- **Recorded data**:
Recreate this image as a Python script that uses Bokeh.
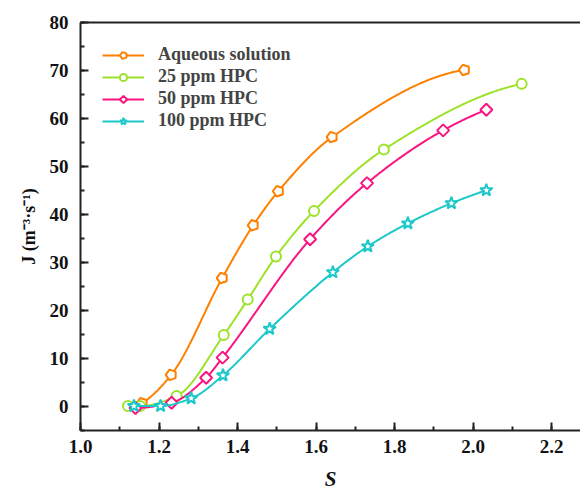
import numpy as np
from bokeh.plotting import figure
from bokeh.models import (Range1d, LinearAxis, FixedTicker, Legend, LegendItem,
                          SingleIntervalTicker, CustomJSTickFormatter)
from bokeh.embed import file_html
from bokeh.resources import INLINE

# ---- data ----
s_aq = [1.157, 1.231, 1.361, 1.440, 1.504, 1.641, 1.978]
j_aq = [0.6, 6.5, 26.7, 37.7, 44.8, 56.1, 70.1]

s_25 = [1.121, 1.152, 1.245, 1.365, 1.426, 1.498, 1.595, 1.773, 2.124]
j_25 = [0.0, 0.0, 2.1, 14.8, 22.2, 31.2, 40.7, 53.5, 67.2]

s_50 = [1.140, 1.232, 1.320, 1.362, 1.585, 1.730, 1.924, 2.034]
j_50 = [-0.4, 0.7, 5.9, 10.1, 34.8, 46.5, 57.5, 61.8]

s_100 = [1.136, 1.204, 1.282, 1.363, 1.482, 1.643, 1.732, 1.834, 1.945, 2.034]
j_100 = [0.0, 0.0, 1.6, 6.4, 16.1, 27.9, 33.3, 38.1, 42.3, 45.0]

labels = ["Aqueous solution", "25 ppm HPC", "50 ppm HPC", "100 ppm HPC"]
colors = ["#FF7F00", "#9DE22B", "#FA1480", "#1CC8CA"]
markers = ["pentagon", "circle", "diamond", "star"]


def pchip_curve(x, y, n=300):
    x = np.asarray(x, float)
    y = np.asarray(y, float)
    h = np.diff(x)
    d = np.diff(y) / h
    m = np.zeros_like(x)
    for k in range(1, len(x) - 1):
        if d[k - 1] * d[k] <= 0:
            m[k] = 0.0
        else:
            w1 = 2 * h[k] + h[k - 1]
            w2 = h[k] + 2 * h[k - 1]
            m[k] = (w1 + w2) / (w1 / d[k - 1] + w2 / d[k])

    def end(h0, h1, d0, d1):
        mm = ((2 * h0 + h1) * d0 - h0 * d1) / (h0 + h1)
        if np.sign(mm) != np.sign(d0):
            mm = 0.0
        elif np.sign(d0) != np.sign(d1) and abs(mm) > abs(3 * d0):
            mm = 3 * d0
        return mm

    m[0] = end(h[0], h[1], d[0], d[1])
    m[-1] = end(h[-1], h[-2], d[-1], d[-2])
    xs = np.linspace(x[0], x[-1], n)
    idx = np.clip(np.searchsorted(x, xs) - 1, 0, len(x) - 2)
    t = (xs - x[idx]) / h[idx]
    h00 = 2 * t**3 - 3 * t**2 + 1
    h10 = t**3 - 2 * t**2 + t
    h01 = -2 * t**3 + 3 * t**2
    h11 = t**3 - t**2
    ys = h00 * y[idx] + h10 * h[idx] * m[idx] + h01 * y[idx + 1] + h11 * h[idx] * m[idx + 1]
    return xs, ys


FONT = "Liberation Serif"

p = figure(width=580, height=493, output_backend="svg", toolbar_location=None,
           x_range=Range1d(1.0, 1.0 + 500 / 392.5), y_range=Range1d(-5.1, 80),
           min_border_left=80, min_border_right=0, min_border_top=22, min_border_bottom=61)
p.xgrid.visible = False
p.ygrid.visible = False
p.outline_line_color = None
p.background_fill_color = "white"

items = []
series = [(s_aq, j_aq), (s_25, j_25), (s_50, j_50), (s_100, j_100)]
for (sx, jy), lab, col, mk in zip(series, labels, colors, markers):
    cx, cy = pchip_curve(sx, jy)
    lr = p.line(cx, cy, line_color=col, line_width=2)
    if mk in ("pentagon", "diamond"):
        nside = 5 if mk == "pentagon" else 4
        rad = 5.5 if mk == "pentagon" else 6
        try:
            sr = p.ngon(x=sx, y=jy, radius=rad, radius_units="screen", n=nside, angle=np.pi / 2,
                        fill_color="white", line_color=col, line_width=2)
        except Exception:
            sr = p.scatter(sx, jy, marker="hex" if nside == 5 else "diamond", size=11,
                           fill_color="white", line_color=col, line_width=2)
    elif mk == "star":
        sr = p.scatter(sx, jy, marker="star", size=13, fill_color="white",
                       line_color=col, line_width=2)
    else:
        sr = p.scatter(sx, jy, marker="circle", size=10, fill_color="white",
                       line_color=col, line_width=2)
    items.append(LegendItem(label=lab, renderers=[lr, sr]))

legend = Legend(items=items, location="top_left", margin=22, padding=15,
                glyph_width=42, glyph_height=18, label_height=18, spacing=1,
                label_standoff=14, label_text_font=FONT, label_text_font_style="bold",
                label_text_font_size="18px", border_line_color=None,
                background_fill_alpha=0)
p.add_layout(legend)

for ax in (p.xaxis[0], p.yaxis[0]):
    ax.axis_line_width = 2
    ax.axis_line_color = "#222222"
    ax.major_tick_line_width = 2
    ax.minor_tick_line_width = 2
    ax.major_tick_line_color = "#222222"
    ax.minor_tick_line_color = "#222222"
    ax.major_tick_in = 8
    ax.major_tick_out = 0
    ax.minor_tick_in = 4
    ax.minor_tick_out = 0
    ax.major_label_text_font = FONT
    ax.major_label_text_font_style = "bold"
    ax.major_label_text_font_size = "19px"
    ax.major_label_text_color = "#111111"
    ax.axis_label_text_font = FONT
    ax.axis_label_text_color = "#111111"

p.xaxis[0].ticker = SingleIntervalTicker(interval=0.2, num_minor_ticks=2)
p.yaxis[0].ticker = SingleIntervalTicker(interval=10, num_minor_ticks=2)
p.xaxis[0].formatter = CustomJSTickFormatter(code="return tick.toFixed(1);")
p.yaxis[0].formatter = CustomJSTickFormatter(code="return tick.toFixed(0);")
p.xaxis[0].major_label_standoff = 9
p.yaxis[0].major_label_standoff = 12

p.xaxis[0].axis_label = "S"
p.xaxis[0].axis_label_text_font_style = "bold italic"
p.xaxis[0].axis_label_text_font_size = "21px"
p.xaxis[0].axis_label_standoff = 11

p.yaxis[0].axis_label = "J (m\u207b\u00b3\u00b7s\u207b\u00b9)"
p.yaxis[0].axis_label_text_font_style = "bold"
p.yaxis[0].axis_label_text_font_size = "18px"
p.yaxis[0].axis_label_standoff = 8

top = LinearAxis(ticker=FixedTicker(ticks=[]), major_label_text_font_size="0px",
                 axis_line_width=2, axis_line_color="#222222",
                 major_tick_line_color=None, minor_tick_line_color=None)
p.add_layout(top, "above")

open("out.html", "w").write(file_html(p, INLINE))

- **Given exercise**: The listing above must be printed again exactly, minus its pictures.

- **Solved problem**:
Recreate this image as a Python script that uses Bokeh.
import numpy as np
from bokeh.plotting import figure
from bokeh.models import (Range1d, LinearAxis, FixedTicker, Legend, LegendItem,
                          SingleIntervalTicker, CustomJSTickFormatter)
from bokeh.embed import file_html
from bokeh.resources import INLINE

# ---- data ----
s_aq = [1.157, 1.231, 1.361, 1.440, 1.504, 1.641, 1.978]
j_aq = [0.6, 6.5, 26.7, 37.7, 44.8, 56.1, 70.1]

s_25 = [1.121, 1.152, 1.245, 1.365, 1.426, 1.498, 1.595, 1.773, 2.124]
j_25 = [0.0, 0.0, 2.1, 14.8, 22.2, 31.2, 40.7, 53.5, 67.2]

s_50 = [1.140, 1.232, 1.320, 1.362, 1.585, 1.730, 1.924, 2.034]
j_50 = [-0.4, 0.7, 5.9, 10.1, 34.8, 46.5, 57.5, 61.8]

s_100 = [1.136, 1.204, 1.282, 1.363, 1.482, 1.643, 1.732, 1.834, 1.945, 2.034]
j_100 = [0.0, 0.0, 1.6, 6.4, 16.1, 27.9, 33.3, 38.1, 42.3, 45.0]

labels = ["Aqueous solution", "25 ppm HPC", "50 ppm HPC", "100 ppm HPC"]
colors = ["#FF7F00", "#9DE22B", "#FA1480", "#1CC8CA"]
markers = ["pentagon", "circle", "diamond", "star"]


def pchip_curve(x, y, n=300):
    x = np.asarray(x, float)
    y = np.asarray(y, float)
    h = np.diff(x)
    d = np.diff(y) / h
    m = np.zeros_like(x)
    for k in range(1, len(x) - 1):
        if d[k - 1] * d[k] <= 0:
            m[k] = 0.0
        else:
            w1 = 2 * h[k] + h[k - 1]
            w2 = h[k] + 2 * h[k - 1]
            m[k] = (w1 + w2) / (w1 / d[k - 1] + w2 / d[k])

    def end(h0, h1, d0, d1):
        mm = ((2 * h0 + h1) * d0 - h0 * d1) / (h0 + h1)
        if np.sign(mm) != np.sign(d0):
            mm = 0.0
        elif np.sign(d0) != np.sign(d1) and abs(mm) > abs(3 * d0):
            mm = 3 * d0
        return mm

    m[0] = end(h[0], h[1], d[0], d[1])
    m[-1] = end(h[-1], h[-2], d[-1], d[-2])
    xs = np.linspace(x[0], x[-1], n)
    idx = np.clip(np.searchsorted(x, xs) - 1, 0, len(x) - 2)
    t = (xs - x[idx]) / h[idx]
    h00 = 2 * t**3 - 3 * t**2 + 1
    h10 = t**3 - 2 * t**2 + t
    h01 = -2 * t**3 + 3 * t**2
    h11 = t**3 - t**2
    ys = h00 * y[idx] + h10 * h[idx] * m[idx] + h01 * y[idx + 1] + h11 * h[idx] * m[idx + 1]
    return xs, ys


FONT = "Liberation Serif"

p = figure(width=580, height=493, output_backend="svg", toolbar_location=None,
           x_range=Range1d(1.0, 1.0 + 500 / 392.5), y_range=Range1d(-5.1, 80),
           min_border_left=80, min_border_right=0, min_border_top=22, min_border_bottom=61)
p.xgrid.visible = False
p.ygrid.visible = False
p.outline_line_color = None
p.background_fill_color = "white"

items = []
series = [(s_aq, j_aq), (s_25, j_25), (s_50, j_50), (s_100, j_100)]
for (sx, jy), lab, col, mk in zip(series, labels, colors, markers):
    cx, cy = pchip_curve(sx, jy)
    lr = p.line(cx, cy, line_color=col, line_width=2)
    if mk in ("pentagon", "diamond"):
        nside = 5 if mk == "pentagon" else 4
        rad = 5.5 if mk == "pentagon" else 6
        try:
            sr = p.ngon(x=sx, y=jy, radius=rad, radius_units="screen", n=nside, angle=np.pi / 2,
                        fill_color="white", line_color=col, line_width=2)
        except Exception:
            sr = p.scatter(sx, jy, marker="hex" if nside == 5 else "diamond", size=11,
                           fill_color="white", line_color=col, line_width=2)
    elif mk == "star":
        sr = p.scatter(sx, jy, marker="star", size=13, fill_color="white",
                       line_color=col, line_width=2)
    else:
        sr = p.scatter(sx, jy, marker="circle", size=10, fill_color="white",
                       line_color=col, line_width=2)
    items.append(LegendItem(label=lab, renderers=[lr, sr]))

legend = Legend(items=items, location="top_left", margin=22, padding=15,
                glyph_width=42, glyph_height=18, label_height=18, spacing=1,
                label_standoff=14, label_text_font=FONT, label_text_font_style="bold",
                label_text_font_size="18px", border_line_color=None,
                background_fill_alpha=0)
p.add_layout(legend)

for ax in (p.xaxis[0], p.yaxis[0]):
    ax.axis_line_width = 2
    ax.axis_line_color = "#222222"
    ax.major_tick_line_width = 2
    ax.minor_tick_line_width = 2
    ax.major_tick_line_color = "#222222"
    ax.minor_tick_line_color = "#222222"
    ax.major_tick_in = 8
    ax.major_tick_out = 0
    ax.minor_tick_in = 4
    ax.minor_tick_out = 0
    ax.major_label_text_font = FONT
    ax.major_label_text_font_style = "bold"
    ax.major_label_text_font_size = "19px"
    ax.major_label_text_color = "#111111"
    ax.axis_label_text_font = FONT
    ax.axis_label_text_color = "#111111"

p.xaxis[0].ticker = SingleIntervalTicker(interval=0.2, num_minor_ticks=2)
p.yaxis[0].ticker = SingleIntervalTicker(interval=10, num_minor_ticks=2)
p.xaxis[0].formatter = CustomJSTickFormatter(code="return tick.toFixed(1);")
p.yaxis[0].formatter = CustomJSTickFormatter(code="return tick.toFixed(0);")
p.xaxis[0].major_label_standoff = 9
p.yaxis[0].major_label_standoff = 12

p.xaxis[0].axis_label = "S"
p.xaxis[0].axis_label_text_font_style = "bold italic"
p.xaxis[0].axis_label_text_font_size = "21px"
p.xaxis[0].axis_label_standoff = 11

p.yaxis[0].axis_label = "J (m\u207b\u00b3\u00b7s\u207b\u00b9)"
p.yaxis[0].axis_label_text_font_style = "bold"
p.yaxis[0].axis_label_text_font_size = "18px"
p.yaxis[0].axis_label_standoff = 8

top = LinearAxis(ticker=FixedTicker(ticks=[]), major_label_text_font_size="0px",
                 axis_line_width=2, axis_line_color="#222222",
                 major_tick_line_color=None, minor_tick_line_color=None)
p.add_layout(top, "above")

open("out.html", "w").write(file_html(p, INLINE))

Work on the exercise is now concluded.